NWCUA: Oregon’s DCBS Fee Increase Proposal Necessary—Temporarily
February 1, 2011
February 17, 2011
Oregon credit unions will likely be paying more fees than expected in 2011 to the Department of Consumer and Business Services (DCBS), the primary regulator of credit unions in Oregon, due to a budget shortfall caused by market forces.
In testimony today, Northwest Credit Union Association President Troy Stang will tell a rulemaking committee that as an industry, credit unions are disappointed with the short timeline DCBS budgeted to the process to address the need for a fee increase.
“This approach allows no time to discuss systemic change and only leaves the opportunity to provide temporary solutions to the problem,” Stang will say in a prepared statement. “It seems that with more accurate budget forecasting based on knowledge of industry changes and trends, impending issues such as significantly raising fees should be provided ample time for consideration, comment, and cooperation.”

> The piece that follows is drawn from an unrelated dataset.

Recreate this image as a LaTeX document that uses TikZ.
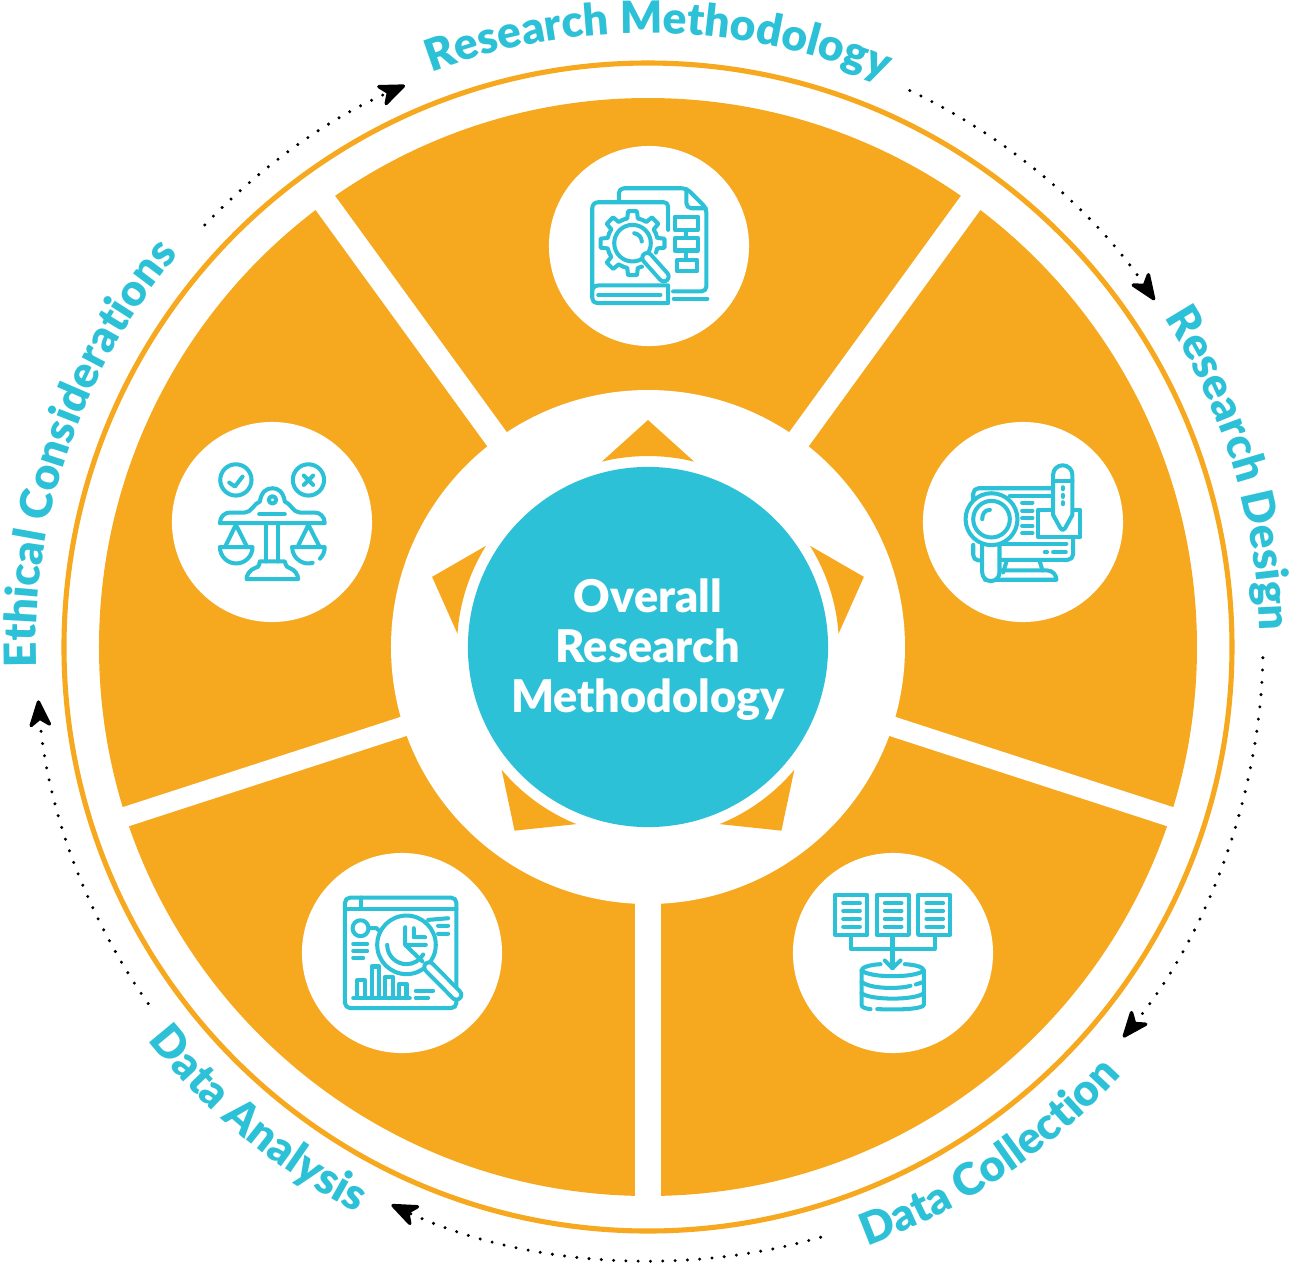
\documentclass[tikz,border=0pt]{standalone}
\usepackage{fontspec}
\setmainfont{Lato}[BoldFont={Lato Black}]
\usetikzlibrary{arrows.meta,decorations.text}
\definecolor{wheelorange}{HTML}{F6A81F}
\definecolor{wheelcyan}{HTML}{2DC1D7}
\newcommand{\labelfont}{\fontsize{12.6}{12.6}\selectfont\bfseries}

\begin{document}
\begin{tikzpicture}[
  x=0.01cm,y=0.01cm,
  iconspot/.style={circle,fill=white,minimum size=2cm,inner sep=0pt},
  corespot/.style={circle,fill=wheelcyan,minimum size=3.6cm,inner sep=0pt},
  coretext/.style={align=center,text=white,inner sep=0pt,font=\fontsize{12.8}{14.2}\selectfont\bfseries},
  iconzoom/.style={x=0.003333cm,y=-0.003333cm},
  iconline/.style={draw=wheelcyan,line width=1.15pt,line cap=round,line join=round},
  iconhandle/.style={iconline,double=white,double distance=1.6pt},
  dotarrow/.style={black,line width=0.95pt,line cap=round,dash pattern=on 0pt off 3.5pt,-{Stealth[length=9pt,width=7.2pt,inset=2.5pt,round=false]},looseness=0.86},
  ringtext/.style={decorate,decoration={text along path,text align=center,text color=wheelcyan,text={|\labelfont|#1}}}
]
  \useasboundingbox (-648,-618) rectangle (651,647);

  \draw[wheelorange,line width=1.45pt] (0,0) circle[radius=584];
  \fill[wheelorange] (0,0) circle[radius=549];
  \foreach \a/\w in {270/25,342/20,54/24,126/24,198/20}
    \draw[white,line width=\w*0.2845pt] (0,0) -- (\a:560);
  \fill[white] (0,0) circle[radius=257];
  \foreach \a in {90,18,306,234,162}
    \fill[wheelorange] (\a:227) -- (\a-14:191) arc[start angle=\a-14,end angle=\a+14,radius=191] -- cycle;

  \node[corespot] (core) at (0,0) {};
  \node[coretext] (coretitle) at (0,-3) {Overall\\Research\\Methodology};
  \node[iconspot] (methodology) at (1,401) {};
  \node[iconspot] (design) at (375,125) {};
  \node[iconspot] (collection) at (245,-306) {};
  \node[iconspot] (analysis) at (-246,-306) {};
  \node[iconspot] (ethics) at (-376,125) {};

  \path[ringtext={Research Methodology}] (111:614) arc[start angle=111,end angle=67,radius=614];
  \path[ringtext={Research Design}] (33:612) arc[start angle=33,end angle=1,radius=612];
  \path[ringtext={Data Collection}] (288.5:638) arc[start angle=288.5,end angle=319.5,radius=638];
  \path[ringtext={Data Analysis}] (218:636) arc[start angle=218,end angle=243,radius=636];
  \path[ringtext={Ethical Considerations}] (182.5:612) arc[start angle=182.5,end angle=139.5,radius=612];

  \coordinate (methodologyend) at (64.8:615);
  \coordinate (designstart) at (34.4:614);
  \coordinate (designend) at (-1:615);
  \coordinate (collectionstart) at (-39.4:615);
  \coordinate (collectionend) at (-73.7:615);
  \coordinate (analysisstart) at (245.3:614);
  \coordinate (analysisend) at (215.5:614);
  \coordinate (ethicsstart) at (185:612);
  \coordinate (ethicsend) at (136.4:612);
  \coordinate (methodologystart) at (113.4:612);

  \draw[dotarrow] (methodologyend) to[bend left=15.2] (designstart);
  \draw[dotarrow] (designend) to[bend left=19] (collectionstart);
  \draw[dotarrow] (collectionend) to[bend left=20.5] (analysisstart);
  \draw[dotarrow] (analysisend) to[bend left=15.2] (ethicsstart);
  \draw[dotarrow] (ethicsend) to[bend left=11.5] (methodologystart);

  \begin{scope}[shift={(-108,507)},iconzoom]
    \draw[iconline,rounded corners=1.4pt] (237,185) -- (237,145) -- (440,145) -- (500,205) -- (500,455) -- (400,455);
    \draw[iconline,rounded corners=1.4pt] (440,148) -- (440,205) -- (498,205);
    \draw[iconline] (385,270) -- (385,200) .. controls (385,192) and (380,187) .. (372,187) -- (175,187) .. controls (165,187) and (157,195) .. (157,205) -- (157,475) .. controls (157,484) and (163,490) .. (172,490) -- (385,490) -- (385,437) -- (175,437) .. controls (165,437) and (157,445) .. (157,455);
    \draw[iconline] (175,465) -- (362,465);
    \draw[iconline] (402,477) -- (503,477);
    \draw[iconline] (405,230) rectangle (475,270);
    \draw[iconline] (405,295) rectangle (475,332);
    \draw[iconline] (412,360) rectangle (472,395);
    \draw[iconline] (440,270) -- (440,295) (440,332) -- (440,360);
    \begin{scope}[shift={(278,310)}]
      \foreach \a in {0,90,135,180,225,270,315}
        \draw[iconline] (\a-22:76) -- (\a-12:76) -- (\a-8:97) -- (\a+8:97) -- (\a+12:76) -- (\a+22:76);
      \draw[iconline,fill=white] (0,0) circle[radius=55];
      \draw[iconline] (5,-30) .. controls (18,-28) and (27,-18) .. (28,-5);
    \end{scope}
    \draw[iconhandle] (322,354) -- (372,410);
  \end{scope}

  \begin{scope}[shift={(262,227)},iconzoom]
    \draw[iconline,rounded corners=1.5pt] (190,375) -- (190,422) -- (217,422);
    \draw[iconline,rounded corners=1.5pt] (190,255) -- (190,205) -- (430,205);
    \draw[iconline,rounded corners=1.5pt] (490,355) -- (490,420) -- (270,420);
    \draw[iconline] (300,228) -- (425,228) (275,372) -- (470,372);
    \foreach \y in {248,272,295,318,340}
      \draw[iconline] (337,\y) -- (368,\y);
    \draw[iconline] (405,397) -- (412,397) (430,397) -- (468,397);
    \draw[iconline] (290,425) -- (280,458) (390,425) -- (398,452);
    \draw[iconline] (270,452) -- (412,452) .. controls (428,452) and (440,465) .. (440,480) -- (225,480);
    \draw[iconline,fill=white] (385,270) rectangle (512,352);
    \draw[iconline,fill=white] (430,285) -- (430,165) arc[start angle=180,end angle=360,radius=29] -- (488,285) -- (466,325) .. controls (462,332) and (456,332) .. (452,325) -- cycle;
    \draw[iconline] (430,183) -- (488,183);
    \foreach \y in {205,228,250}
      \draw[iconline] (459,\y-3) -- (459,\y+3);
    \draw[iconline,fill=white] (217,372) -- (217,458) arc[start angle=180,end angle=0,radius=26] -- (269,372) -- cycle;
    \draw[iconline,fill=white] (245,298) circle[radius=78];
    \draw[iconline] (245,298) circle[radius=55];
    \draw[iconline] (217,298) .. controls (217,282) and (225,270) .. (240,270);
  \end{scope}

  \begin{scope}[shift={(142,-203)},iconzoom]
    \foreach \x in {135,260,385} {
      \draw[iconline] (\x,135) rectangle (\x+97,255);
      \foreach \y in {160,183,207,230}
        \draw[iconline] (\x+25,\y) -- (\x+75,\y);
    }
    \draw[iconline] (183,255) -- (183,297) -- (435,297) -- (435,255);
    \draw[iconline] (308,255) -- (308,355);
    \draw[iconline] (285,332) -- (308,355) -- (332,332);
    \draw[iconline] (272,343) .. controls (240,345) and (215,352) .. (215,362) -- (215,465) .. controls (215,472) and (225,477) .. (242,478);
    \draw[iconline] (345,343) .. controls (378,345) and (402,352) .. (402,362) -- (402,465) .. controls (402,475) and (350,482) .. (262,478);
    \draw[iconline] (215,362) .. controls (240,385) and (378,385) .. (402,362);
    \draw[iconline] (215,396) .. controls (240,418) and (330,418) .. (362,408) (378,404) -- (402,396);
    \draw[iconline] (215,430) .. controls (240,452) and (378,452) .. (402,430);
  \end{scope}

  \begin{scope}[shift={(-348,-203)},iconzoom]
    \draw[iconline,rounded corners=1.5pt] (135,143) rectangle (470,475);
    \draw[iconline] (135,177) -- (470,177) (182,143) -- (182,177);
    \draw[iconline] (182,235) circle[radius=24];
    \draw[iconline] (206,235) -- (230,235) -- (258,262);
    \draw[iconline] (160,282) -- (202,282) (160,303) -- (202,303) (160,324) -- (190,324);
    \draw[iconline] (385,210) -- (445,205) (415,228) -- (445,228) (415,252) -- (445,252);
    \draw[iconline] (172,440) -- (172,392) -- (195,392) -- (195,440);
    \draw[iconline] (215,440) -- (215,350) -- (238,350) -- (238,440);
    \draw[iconline] (255,440) -- (255,382) -- (280,382) -- (280,440);
    \draw[iconline] (298,440) -- (298,402) -- (320,402) -- (320,440);
    \draw[iconline] (160,445) -- (330,445);
    \draw[iconline] (348,423) -- (400,423) (348,445) -- (385,445);
    \draw[iconline,fill=white] (320,285) circle[radius=88];
    \draw[iconline] (262,285) arc[start angle=180,end angle=30,radius=58];
    \draw[iconline] (316,232) -- (316,285) -- (368,335) (316,285) -- (378,285) (342,262) -- (342,235) (342,262) -- (376,262);
    \draw[iconhandle] (388,352) -- (470,435);
  \end{scope}

  \begin{scope}[shift={(-478,227)},iconzoom]
    \draw[iconline] (198,180) circle[radius=47];
    \draw[iconline] (178,188) -- (195,200) -- (218,170);
    \draw[iconline] (416,180) circle[radius=47];
    \draw[iconline] (402,167) -- (430,195) (430,167) -- (402,195);
    \draw[iconline] (150,310) -- (465,310) .. controls (465,290) and (450,278) .. (435,278) -- (390,278) .. controls (370,278) and (362,250) .. (345,245) .. controls (340,215) and (325,205) .. (308,205) .. controls (290,205) and (275,215) .. (270,245) .. controls (253,250) and (245,278) .. (225,278) -- (180,278) .. controls (165,278) and (150,290) .. (150,310);
    \draw[iconline] (308,240) circle[radius=11];
    \draw[iconline] (268,283) -- (345,283);
    \draw[iconline] (288,310) -- (288,425) (325,310) -- (325,425);
    \draw[iconline] (270,425) -- (345,425) .. controls (348,440) and (355,445) .. (360,445) .. controls (375,450) and (385,465) .. (385,478) -- (230,478) .. controls (230,465) and (240,450) .. (255,445) .. controls (262,445) and (268,440) .. (270,425);
    \draw[iconline] (232,382) -- (198,315) -- (165,382);
    \draw[iconline] (150,382) -- (248,382) arc[start angle=0,end angle=180,radius=49];
    \draw[iconline] (450,382) -- (416,315) -- (383,382);
    \draw[iconline] (367,382) -- (465,382) arc[start angle=0,end angle=45,radius=49];
    \draw[iconline] (367,382) arc[start angle=180,end angle=75,radius=49];
  \end{scope}
\end{tikzpicture}
\end{document}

According DCBS, its falling revenue created a projected deficit in 2011 for the Oregon credit union regulator. The state sought a credit union advisory committee to address the need for an increase and proposed several alternatives to increase income, most of which most called for a two-year term of 2011-2012.
After dialog with the DCBS the consensus was that a 26 percent increase for the year of 2011 was the best immediate solution and requested the Department immediately begin a process to embark immediately upon an collaborative approach with the industry to develop a long-term solution for its systemic funding issue.
“…Simply increasing program funding without also carefully assessing new approaches in the Department’s model, or costs that could be trimmed, is not sustainable long-term,” states Stang’s prepared testimony. “Credit unions call on the Department to collaborate with the industry to identify areas of change to help DCBS remain an effective, world-class regulator.”